If employers can’t find workers, they should stop complaining and start offering better jobs
Posted on August 1, 2021 in Debates
Source: TheStar.com — Authors: Star Editorial Board
TheStar.com – Opinion/Editorials
July 29, 2021. By Star Editorial Board
How very charming of employers to cite as a chief reason for current labour shortages one so unflattering to the workers they apparently need.
The Star’s Rosa Saba reported this week that as businesses reopen across Canada many say they’re having difficulty finding hourly workers — and some of those bosses are blaming it on federal income supports such as the Canada Recovery Benefit or Employment Insurance that have made life too cushy.
Idlers, they suggest, need more incentive to go back to work.
This is profoundly insulting to a workforce just emerging from an historically difficult and challenging experience.
There are a few things employers need to remember.
The pre-COVID-19 economy — with its bounty for the few and precariousness for the many — was not working, especially for millennials. And most especially for those in the front-lines of low-paying, no-benefit service jobs.
The difficulties employers are citing are not the fault of CRB but the consequence of pre-pandemic problems coming home to roost.
The lack of affordable child-care, skill gaps and inadequate training and the rise in part-time employment has left young people unable to get traction in the economy of the sort previous generations took for granted.
It should hardly be surprising that people — especially women, who took the biggest hit in the pandemic — are not beating down the doors to return to low wages, lousy shifts and possibly unsafe conditions.
And there is a more significant factor that grumbling by old-style bosses about CRB isn’t going to change.
As has frequently been said, a crisis is a terrible thing to waste.
Workers have been told they’re not going back to the old normal. They were told we were going to “build back better.”
It would appear people have taken such talk seriously.
The Ernst & Yonge Work Reimagined Employee Survey, a study of more than 16,000 workers in 16 countries in multiple industries and roles, found that more than half of employees globally would quit their jobs if not provided with post-pandemic flexibility in where and when they work.
Millennials were twice as likely as baby boomers to say they would leave. And why, after all, should that generation be particularly committed to an economy that’s dealt it such a lousy hand.
When business-as-usual blew up, we all had a chance to rethink accepted norms. The pandemic normalized remote work. People seem to like it.
Working from home turned out to be something of a leveller for gender equality and diversity. And workers say they want at least a hybrid model post-pandemic.
Front-line service industry jobs can’t be done from home but those workers, many of whom were deemed essential in the pandemic, have every reason to expect better working conditions and wages in their fields.
The pandemic provided some unexpected benefits.

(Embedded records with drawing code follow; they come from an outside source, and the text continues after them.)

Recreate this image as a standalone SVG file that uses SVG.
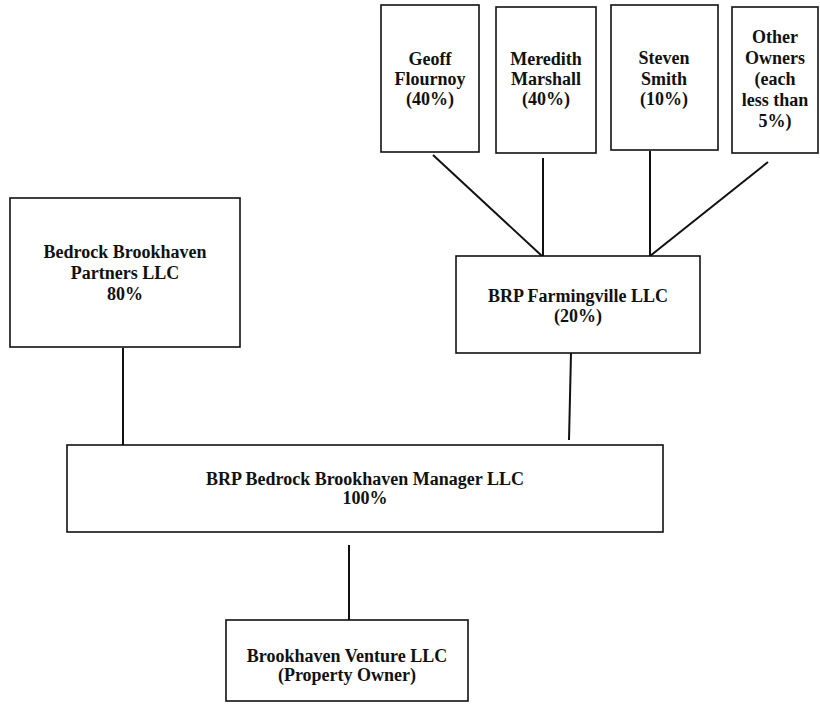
<svg xmlns="http://www.w3.org/2000/svg" width="820" height="711" viewBox="0 0 820 711">
<style>
.box{fill:#fff;stroke:#111;stroke-width:1.6}
.t{font-family:"Liberation Serif","Times New Roman",serif;font-size:18px;font-weight:bold;fill:#111;text-anchor:middle}
.c{stroke:#111;stroke-width:2;fill:none}
</style>
<rect width="820" height="711" fill="#fff"/>
<g id="connectors">
<line class="c" x1="433" y1="155" x2="542" y2="256"/>
<line class="c" x1="543" y1="158" x2="543" y2="256"/>
<line class="c" x1="650" y1="151" x2="650" y2="256"/>
<line class="c" x1="768" y1="162" x2="650" y2="256"/>
<line class="c" x1="123" y1="348" x2="123" y2="445"/>
<line class="c" x1="571" y1="353" x2="569" y2="440"/>
<line class="c" x1="349" y1="545" x2="349" y2="620"/>
</g>
<g id="geoff">
<rect class="box" x="381" y="5" width="98" height="147"/>
<text class="t" x="430" y="65">Geoff</text>
<text class="t" x="430" y="85">Flournoy</text>
<text class="t" x="430" y="105">(40%)</text>
</g>
<g id="meredith">
<rect class="box" x="496" y="7" width="100" height="146"/>
<text class="t" x="546" y="65">Meredith</text>
<text class="t" x="546" y="85">Marshall</text>
<text class="t" x="546" y="105">(40%)</text>
</g>
<g id="steven">
<rect class="box" x="611" y="5" width="107" height="145"/>
<text class="t" x="664" y="64">Steven</text>
<text class="t" x="664" y="85">Smith</text>
<text class="t" x="664" y="105">(10%)</text>
</g>
<g id="other">
<rect class="box" x="732" y="7" width="86" height="146"/>
<text class="t" x="775" y="43">Other</text>
<text class="t" x="775" y="64">Owners</text>
<text class="t" x="775" y="85">(each</text>
<text class="t" x="775" y="106">less than</text>
<text class="t" x="775" y="127">5%)</text>
</g>
<g id="bedrock">
<rect class="box" x="10" y="198" width="230" height="149"/>
<text class="t" x="125" y="258">Bedrock Brookhaven</text>
<text class="t" x="125" y="279">Partners LLC</text>
<text class="t" x="125" y="300">80%</text>
</g>
<g id="farmingville">
<rect class="box" x="456" y="256" width="244" height="97"/>
<text class="t" x="578" y="302">BRP Farmingville LLC</text>
<text class="t" x="578" y="322">(20%)</text>
</g>
<g id="manager">
<rect class="box" x="67" y="445" width="596" height="87"/>
<text class="t" x="365" y="485">BRP Bedrock Brookhaven Manager LLC</text>
<text class="t" x="365" y="504">100%</text>
</g>
<g id="venture">
<rect class="box" x="226" y="620" width="242" height="81"/>
<text class="t" x="347" y="662">Brookhaven Venture LLC</text>
<text class="t" x="347" y="681">(Property Owner)</text>
</g>
</svg>
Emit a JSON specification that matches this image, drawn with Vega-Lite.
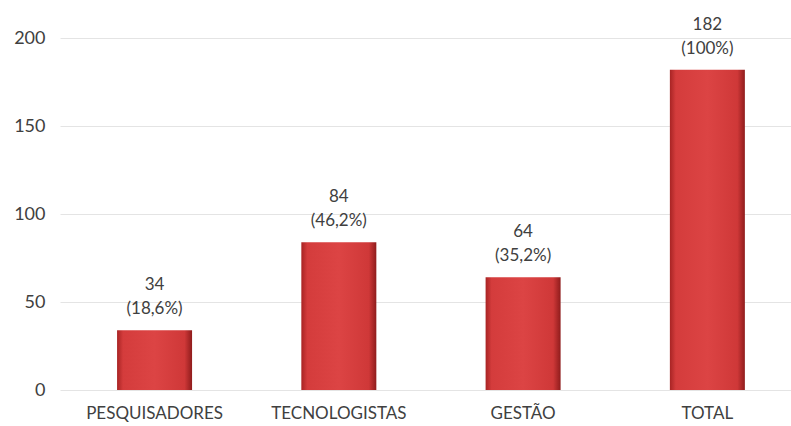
{
  "$schema": "https://vega.github.io/schema/vega-lite/v6.json",
  "width": 731,
  "height": 352,
  "autosize": "none",
  "padding": {"left": 60, "top": 38, "right": 0, "bottom": 36},
  "background": "white",
  "config": {"view": {"stroke": null}, "font": "Lato"},
  "data": {"values": [
    {"cat": "PESQUISADORES", "value": 34, "label": "34\n(18,6%)"},
    {"cat": "TECNOLOGISTAS", "value": 84, "label": "84\n(46,2%)"},
    {"cat": "GESTÃO", "value": 64, "label": "64\n(35,2%)"},
    {"cat": "TOTAL", "value": 182, "label": "182\n(100%)"}
  ]},
  "encoding": {
    "x": {"field": "cat", "type": "nominal", "sort": null,
      "scale": {"paddingInner": 0.593, "paddingOuter": 0.28, "align": 0.553},
      "axis": {"title": null, "labelAngle": 0, "domain": false, "ticks": false, "labelFontSize": 17, "labelColor": "#404040", "labelPadding": 15, "labelFont": "Lato"}},
    "y": {"field": "value", "type": "quantitative",
      "scale": {"domain": [0, 200]},
      "axis": {"title": null, "values": [0, 50, 100, 150, 200], "domain": false, "ticks": false, "labelFontSize": 18, "labelColor": "#404040", "labelPadding": 15, "gridColor": "#e4e4e4", "gridWidth": 1, "labelFont": "Lato"}}
  },
  "layer": [
    {"mark": {"type": "bar", "color": {"gradient": "linear", "x1": 0, "y1": 0, "x2": 1, "y2": 0,
      "stops": [
        {"offset": 0, "color": "#a82424"},
        {"offset": 0.08, "color": "#d43c3c"},
        {"offset": 0.5, "color": "#dc4444"},
        {"offset": 0.9, "color": "#cf3838"},
        {"offset": 1, "color": "#8f1c1c"}
      ]}}},
    {"mark": {"type": "text", "baseline": "bottom", "dy": -36, "lineBreak": "\n", "lineHeight": 24, "fontSize": 17, "color": "#404040", "font": "Lato"},
      "encoding": {"text": {"field": "label"}}}
  ]
}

It freed workers from soul-crushing commutes. People found more time to prepare healthy meals, to get more exercise. They spent less on clothing and styling and worked harder to explore and support local businesses.
Stewart Butterfield, CEO and co-founder of the messaging platform Slack, has said “we all know that work will never be the same, even if we don’t yet know all the ways in which it will be different.”
What can be said with certainty, he observed, is that the pandemic “provided a once-in-a-generation opportunity to reimagine everything about how we do our jobs and how we run our companies.”
Perhaps that is what the workforce is doing, imagining a better way to live.
Rather than casting insults and wishing for the old normal, perhaps business should do some reimagining, too, about improving an economic model that left most people too stressed to live well and struggling to make ends meet.